What is Employee Engagement?
It is not the process of buying cards for your staff on their birthdays and special occasions, or the office party…
It is about the more serious process of keeping the employees you have, focused on their work and less likely to leave or have frequent periods of absence, because they are happy with you as an employer and with the work they do for you. It is a misconception to think that the best way of motivating your staff is to give them more money. Research always indicates that pay levels are not the incentives we might believe them to be. Given the state of everyone’s budgets, this has to be good news for the employer.
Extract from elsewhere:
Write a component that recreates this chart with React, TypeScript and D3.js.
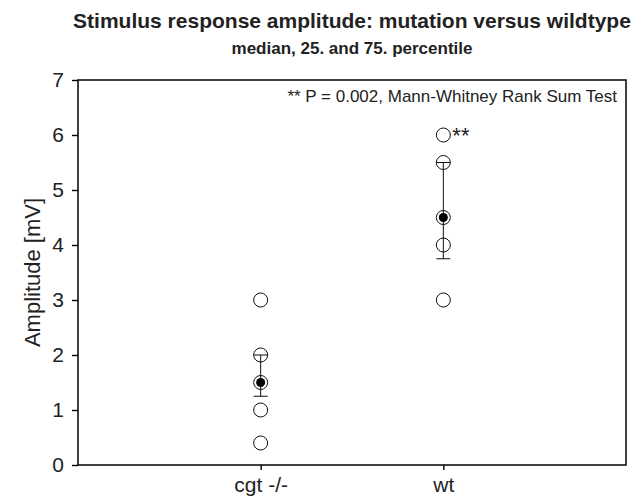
import React, { useRef, useEffect } from "react";
import * as d3 from "d3";

const groups = ["cgt -/-", "wt"];
const cgtValues = [3, 2, 1.5, 1, 0.4];
const wtValues = [6, 5.5, 4.5, 4, 3];
const medians = [1.5, 4.5];
const p25 = [1.25, 3.75];
const p75 = [2, 5.5];
const yTicks = [0, 1, 2, 3, 4, 5, 6, 7];

const App = () => {
  const svgRef = useRef<SVGSVGElement>(null);

  useEffect(() => {
    if (!svgRef.current) return;
    const width = 642;
    const height = 497;
    const margin = { top: 80, right: 16, bottom: 32, left: 78 };
    const font = "Liberation Sans, Arial, sans-serif";

    const svg = d3.select(svgRef.current);
    svg.selectAll("*").remove();

    const x = d3
      .scalePoint()
      .domain(groups)
      .range([margin.left, width - margin.right])
      .padding(1);

    const y = d3
      .scaleLinear()
      .domain([0, 7])
      .range([height - margin.bottom, margin.top]);

    // frame
    svg
      .append("rect")
      .attr("x", margin.left)
      .attr("y", margin.top)
      .attr("width", width - margin.left - margin.right)
      .attr("height", height - margin.top - margin.bottom)
      .attr("fill", "none")
      .attr("stroke", "#111")
      .attr("stroke-width", 1.6);

    // y axis
    svg
      .append("g")
      .attr("transform", `translate(${margin.left},0)`)
      .call(
        d3
          .axisLeft(y)
          .tickValues(yTicks)
          .tickSize(6)
          .tickPadding(8)
          .tickFormat(d3.format("d"))
      )
      .call((g) => g.select(".domain").remove())
      .call((g) => g.selectAll(".tick line").attr("stroke-width", 1.4))
      .call((g) =>
        g
          .selectAll(".tick text")
          .style("font-family", font)
          .style("font-size", "21px")
          .attr("fill", "#222")
      );

    // x axis
    svg
      .append("g")
      .attr("transform", `translate(0,${height - margin.bottom})`)
      .call(d3.axisBottom(x).tickSize(5).tickPadding(7))
      .call((g) => g.select(".domain").remove())
      .call((g) => g.selectAll(".tick line").attr("stroke-width", 1.4))
      .call((g) =>
        g
          .selectAll(".tick text")
          .style("font-family", font)
          .style("font-size", "21px")
          .attr("fill", "#222")
      );

    const values = [cgtValues, wtValues];
    groups.forEach((gName, i) => {
      const cx = x(gName)!;
      // percentile bar
      svg
        .append("line")
        .attr("x1", cx)
        .attr("x2", cx)
        .attr("y1", y(p25[i]))
        .attr("y2", y(p75[i]))
        .attr("stroke", "#111")
        .attr("stroke-width", 1);
      [p25[i], p75[i]].forEach((v) => {
        svg
          .append("line")
          .attr("x1", cx - 7)
          .attr("x2", cx + 7)
          .attr("y1", y(v))
          .attr("y2", y(v))
          .attr("stroke", "#111")
          .attr("stroke-width", 1);
      });
      // raw points
      svg
        .append("g")
        .selectAll("circle")
        .data(values[i])
        .join("circle")
        .attr("cx", cx)
        .attr("cy", (d) => y(d))
        .attr("r", 7)
        .attr("fill", "none")
        .attr("stroke", "#111")
        .attr("stroke-width", 1);
      // median
      svg
        .append("circle")
        .attr("cx", cx)
        .attr("cy", y(medians[i]))
        .attr("r", 4.5)
        .attr("fill", "#000");
    });

    // significance marker
    svg
      .append("text")
      .attr("x", x("wt")! + 9)
      .attr("y", y(d3.max(wtValues)!) + 8)
      .style("font-family", font)
      .style("font-size", "22px")
      .attr("fill", "#222")
      .text("**");

    svg
      .append("text")
      .attr("x", width - margin.right - 9)
      .attr("y", margin.top + 22)
      .attr("text-anchor", "end")
      .style("font-family", font)
      .style("font-size", "17px")
      .attr("fill", "#222")
      .text("** P = 0.002, Mann-Whitney Rank Sum Test");

    // titles
    svg
      .append("text")
      .attr("x", 352)
      .attr("y", 28)
      .attr("text-anchor", "middle")
      .style("font-family", font)
      .style("font-size", "21px")
      .style("font-weight", "bold")
      .attr("fill", "#222")
      .text("Stimulus response amplitude: mutation versus wildtype");

    svg
      .append("text")
      .attr("x", 352)
      .attr("y", 54)
      .attr("text-anchor", "middle")
      .style("font-family", font)
      .style("font-size", "17px")
      .style("font-weight", "bold")
      .attr("fill", "#222")
      .text("median, 25. and 75. percentile");

    svg
      .append("text")
      .attr("transform", `translate(40,${y(3.5)}) rotate(-90)`)
      .attr("text-anchor", "middle")
      .style("font-family", font)
      .style("font-size", "22px")
      .attr("fill", "#222")
      .text("Amplitude [mV]");
  }, []);

  return (
    <svg
      ref={svgRef}
      width={642}
      height={497}
      style={{ position: "absolute", left: 0, top: 0, background: "#fff" }}
    ></svg>
  );
};

export default App;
But, if it’s not money that motivates your staff, what is it?
There was generally a paternalistic relationship between employer and employee, with a ‘job for life’ and long service awards. Nowadays, employees do not feel that same certainty at their place of work. This is as a result of the current economic climate, organisations frequently re-structuring and merging and individuals seeking career progression or work-life balance by moving jobs or even changing career altogether.
What employers need to offer instead is a focus on ‘empowerment’ – more flexible working conditions, often including home-working, and as well as this, a focus on the balance of rewards and benefits that they receive in return for their performance in the workplace. Part of this is a focus on employee ‘wellbeing’ – which can range from gym memberships and discounts on services and products to massages within the workplace and confidential helplines offering advice on stress, dependency issues or family matters. These non-financial benefits are increasingly being expected by employees, and by offering them, employers are illustrating that they care for the entire ‘wellbeing’ of their employees – not just for their level of production.
Are your employees all pulling together?
Any investment in Employee Engagement needs a sound business case behind it. Research by Unilever, found that a 5% increase in employee satisfaction at work lead to both a 2% increase in customer loyalty and a 2% jump in profitability. Gallup research showed that in ‘world-class’ companies, the ratio of ‘engaged’ to ‘disengaged’ employees is 9:1; in a typical company, the ratio is closer to 2:1. If we look at those ratios as a tug-of-war team: in a company that is leading in its field, there are 9 employees ‘pulling’ on the side of the employer, to every 1 who is ‘pulling away’. In a typical company, there are only 2 employees on the employer’s ‘side’ for every 1 that is pulling the opposite way. This explains why companies, who recognise and invest in Employee Engagement such as Google and John Lewis, are able to see increases in profits and growth even in the current economic times.
Employee Engagement is about much more than ‘ticking boxes’ – it actually has a fundamental impact on how your company operates, evolves and hopefully grows.